Carroll Ríos De Rodríguez ― The Economics of Liberation Theology


(Journal of Markets & Morality)

None of the prominent liberation theologians influential in Latin America had significant training in or exposure to the discipline of economics. This was odd given that their concern for the material well-being demanded at least some attempt to provide an economic explanation of underdevelopment and mass poverty. Instead of engaging in such economic reflection, many liberation theologians effectively married their theology to various renderings of what was then the fashionable dependency theory, which holds that that resources flow from a "periphery" of poor and underdeveloped states to a "core" of wealthy states, enriching the latter at the expense of the former.

In his 1991 book Will It Liberate?: Questions About Liberation Theology, theologian and philosopher Michael Novak devoted an entire chapter to painstakingly demonstrating the ties between dependency and liberationist thinking. One of the quotes he uses as evidence seems proof enough of the connection. According to the Brazilian theologian Hugo Assmann, liberation theology would make little sense “apart from the factual judgment that the poor of Latin America suffer not from simple poverty but from oppressive structures, linked to external forces of domination.”
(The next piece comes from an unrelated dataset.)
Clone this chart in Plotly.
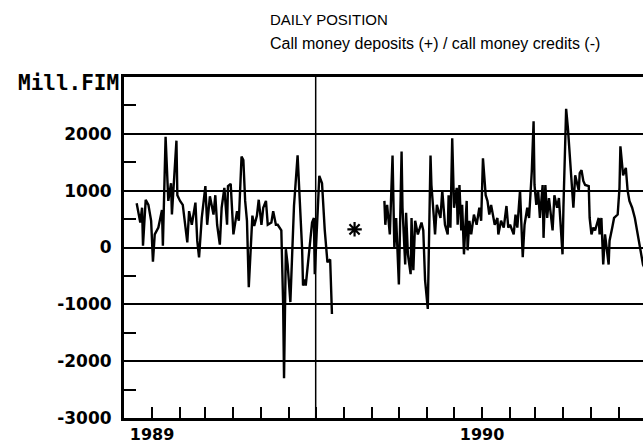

Assmann and his peers were persuaded by Argentine economist Raul Prebisch’s insight that was central to dependency theory: that peripheral economies were at a disadvantage vis-à-vis the developed, industrialized center due to the unfavorable terms of international trade. On this basis, dependency theory maintained that governments should erect barriers to trade. These would reduce reliance on agricultural products and exports and lead to the emergence of a domestic industrial sector in underdeveloped countries. Other dependency theorists emphasized that the region’s status as dependent economies had even deeper structural and social causes. Therefore social transformations had to accompany state intervention and direction of markets. Here we should note that this sociological language was also more familiar to many Latin American priests and theologians than the more abstract jargon of formal economics, given that most such theologians were educated within a continental European university framework which often gave precedence to anthropological and sociological concerns.